Re: [ADSM-L] Q about TSM notification in a widely-distributed environment

2012-11-07 11:36:36
Subject: Re: [ADSM-L] Q about TSM notification in a widely-distributed environment
From: Skylar Thompson <skylar2 AT U.WASHINGTON DOT EDU>
To: ADSM-L AT VM.MARIST DOT EDU
Date: Wed, 7 Nov 2012 08:25:11 -0800
I'll second that. Our policy is that no node should generate a non-zero
exit code at the end of a backup. There's a couple things that we do:

* Exclude directories that generated errors that do not need to be
backed up (Firefox cache, all sorts of Apple stuff, etc.)

* Work with users to identify files that don't need SHRDYNAMIC copy
serialization. This reduces the number of retries the client does. For
data in a workflow pipeline, eventually it will be static, and there's
no point spending a lot of time waiting for it to become static.

* Provide directories that users can create that are never backed up (in
our case, these are NoBackup, NOBACKUP, nobackup, nobackups, NoBackups,
and NOBACKUPS). We are an HPC shop, and many files are created on
filesystems that we backup that are transient and are only useful for
the life of the job. If the job is running while backups are happening,
then we get lots of errors when these files are removed. After a
disaster, that job would just be resubmitted based on source data that
are elsewhere on the filesystem. Users can create those directories
anywhere, and files in those directories are never backed up.

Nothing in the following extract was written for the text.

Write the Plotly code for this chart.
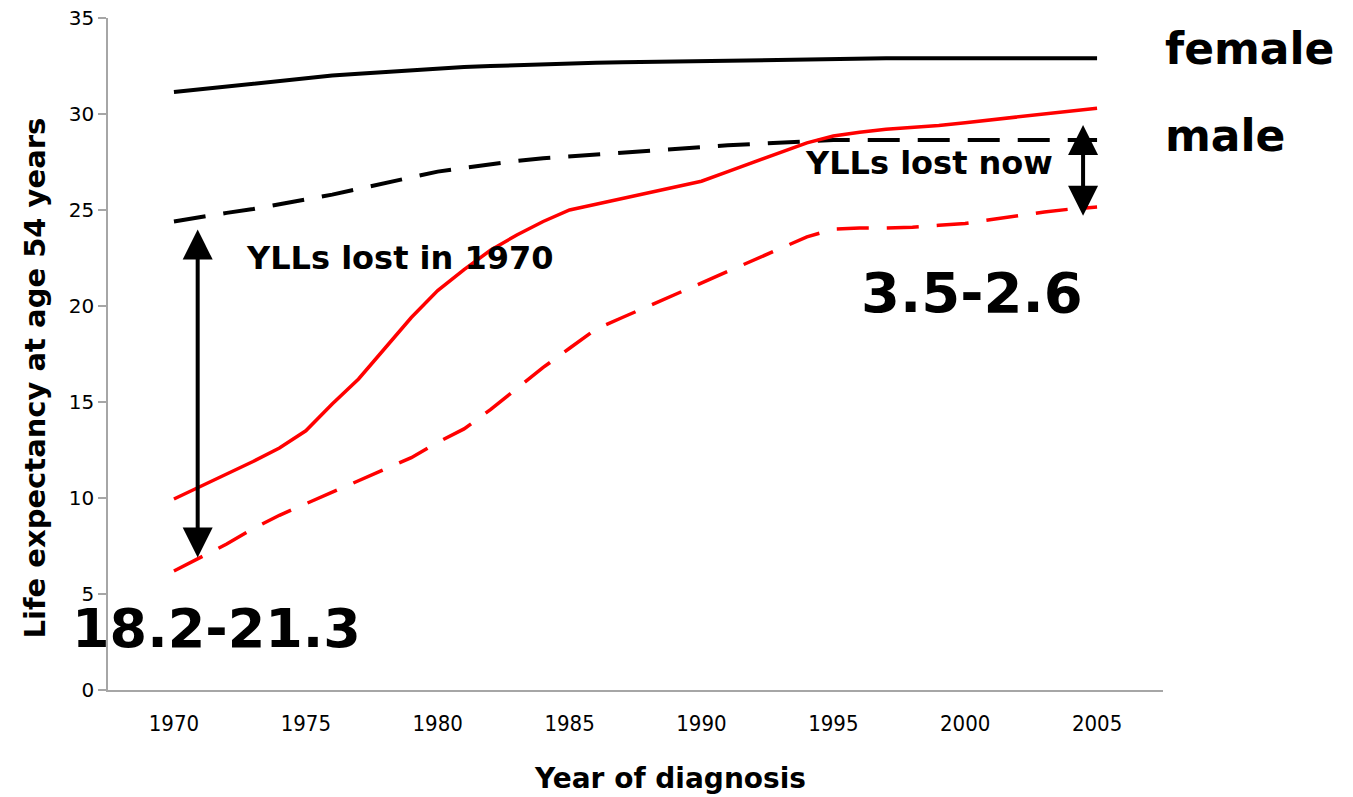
import plotly.graph_objects as go

years = list(range(1970, 2006))

female_general = [31.15, 31.3, 31.45, 31.6, 31.75, 31.9, 32.0, 32.1, 32.2, 32.3,
                  32.4, 32.45, 32.5, 32.55, 32.6, 32.65, 32.67, 32.69, 32.71, 32.73,
                  32.75, 32.78, 32.81, 32.84, 32.87, 32.9, 32.9, 32.9, 32.9, 32.9,
                  32.9, 32.9, 32.9, 32.9, 32.9, 32.9]
male_general = [24.4, 24.65, 24.85, 25.05, 25.3, 25.5, 25.8, 26.1, 26.4, 26.7,
                27.0, 27.2, 27.4, 27.55, 27.7, 27.8, 27.9, 28.0, 28.1, 28.2,
                28.3, 28.37, 28.44, 28.51, 28.58, 28.65, 28.65, 28.65, 28.65, 28.65,
                28.65, 28.65, 28.65, 28.65, 28.65, 28.65]
female_patients = [9.95, 10.6, 11.2, 11.9, 12.6, 13.5, 14.9, 16.2, 17.8, 19.4,
                   20.8, 21.9, 22.9, 23.7, 24.4, 25.0, 25.3, 25.6, 25.9, 26.2,
                   26.5, 27.0, 27.5, 28.0, 28.5, 28.85, 29.05, 29.2, 29.3, 29.4,
                   29.55, 29.7, 29.85, 30.0, 30.15, 30.3]
male_patients = [6.2, 6.9, 7.6, 8.4, 9.1, 9.7, 10.3, 10.9, 11.5, 12.1,
                 12.9, 13.6, 14.6, 15.7, 16.8, 17.8, 18.8, 19.4, 20.0, 20.6,
                 21.2, 21.8, 22.4, 23.0, 23.6, 24.0, 24.06, 24.06, 24.1, 24.2,
                 24.3, 24.5, 24.7, 24.9, 25.05, 25.15]

x_ticks = [1970, 1975, 1980, 1985, 1990, 1995, 2000, 2005]
y_ticks = [0, 5, 10, 15, 20, 25, 30, 35]

BOLD = "DejaVu Sans"

fig = go.Figure()
fig.add_trace(go.Scatter(x=years, y=female_general, mode="lines",
                         line=dict(color="black", width=4), name="female"))
fig.add_trace(go.Scatter(x=years, y=male_general, mode="lines",
                         line=dict(color="black", width=4, dash="32px,18px"), name="male"))
fig.add_trace(go.Scatter(x=years, y=female_patients, mode="lines",
                         line=dict(color="#ff0000", width=3.5), name="female patients"))
fig.add_trace(go.Scatter(x=years, y=male_patients, mode="lines",
                         line=dict(color="#ff0000", width=3.5, dash="32px,18px"), name="male patients"))

annotations = [
    dict(text="<b>female</b>", x=2007.5, y=33.4, xanchor="left", yanchor="middle",
         font=dict(family=BOLD, size=44, color="black")),
    dict(text="<b>male</b>", x=2007.5, y=28.9, xanchor="left", yanchor="middle",
         font=dict(family=BOLD, size=44, color="black")),
    dict(text="<b>YLLs lost in 1970</b>", x=1972.65, y=22.5, xanchor="left", yanchor="middle",
         font=dict(family=BOLD, size=32, color="black")),
    dict(text="<b>YLLs lost now</b>", x=2003.4, y=27.45, xanchor="right", yanchor="middle",
         font=dict(family=BOLD, size=32, color="black")),
    dict(text="<b>3.5-2.6</b>", x=2000.27, y=20.7, xanchor="center", yanchor="middle",
         font=dict(family=BOLD, size=56, color="black")),
    dict(text="<b>18.2-21.3</b>", x=1971.6, y=3.2, xanchor="center", yanchor="middle",
         font=dict(family=BOLD, size=54, color="black")),
]
for a in annotations:
    a.update(xref="x", yref="y", showarrow=False)

# axis titles placed as annotations to match the reference offsets
annotations.append(dict(text="<b>Year of diagnosis</b>", xref="paper", yref="paper",
                        x=0.533, y=-0.1324, xanchor="center", yanchor="middle",
                        showarrow=False, font=dict(family=BOLD, size=28, color="black")))
annotations.append(dict(text="<b>Life expectancy at age 54 years</b>", xref="paper", yref="paper",
                        x=-0.0692, y=0.465, xanchor="center", yanchor="middle", textangle=-90,
                        showarrow=False, font=dict(family=BOLD, size=29, color="black")))

# double-headed arrows
for (xa, y0, y1) in [(1970.9, 24.06, 6.9), (2004.47, 29.5, 24.7)]:
    annotations.append(dict(x=xa, y=y1, ax=xa, ay=y0, xref="x", yref="y",
                            axref="x", ayref="y", text="", showarrow=True,
                            arrowhead=2, startarrowhead=2, arrowside="end+start",
                            arrowsize=1.5, startarrowsize=1.5,
                            arrowwidth=4, arrowcolor="black"))

fig.update_layout(
    width=1353, height=797,
    margin=dict(l=108, r=190, t=18, b=107),
    paper_bgcolor="white", plot_bgcolor="white",
    showlegend=False,
    annotations=annotations,
    xaxis=dict(range=[1967.5, 2007.5], tickvals=x_ticks, ticktext=[str(v) for v in x_ticks],
               showgrid=False, zeroline=False, showline=True, linecolor="#a6a6a6", linewidth=1.5,
               ticks="", ticklabelstandoff=13, automargin=False,
               tickfont=dict(family="Liberation Sans Narrow, DejaVu Sans Condensed, Arial Narrow", size=22, color="black")),
    yaxis=dict(range=[0, 35], tickvals=y_ticks, showgrid=False, zeroline=False,
               showline=True, linecolor="#a6a6a6", linewidth=1.5, automargin=False,
               ticks="outside", ticklen=8, tickcolor="#a6a6a6", tickwidth=1.5,
               tickfont=dict(family="DejaVu Sans", size=20, color="black")),
)

fig.write_html("out.html", config={"displayModeBar": False},
               post_script="document.body.style.margin='0';")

-- Skylar Thompson (skylar2 AT u.washington DOT edu)
-- Genome Sciences Department, System Administrator
-- Foege Building S046, (206)-685-7354
-- University of Washington School of Medicine

On 11/ 7/12 08:02 AM, Arbogast, Warren K wrote:
One more thought. In my experience some-to-many client admins assume that 
failed file backups (file in use, file not found, file changed, etc) are the 
cause of failed backups (condition code 12). If the failed files aren't 
important to them they look no further for the cause of the failed backup. I 
believe this misunderstanding exacerbates their habit of ignoring automated 
alerts. We have text in the alert message to correct that perception, but we 
still hear that opinion.

Keith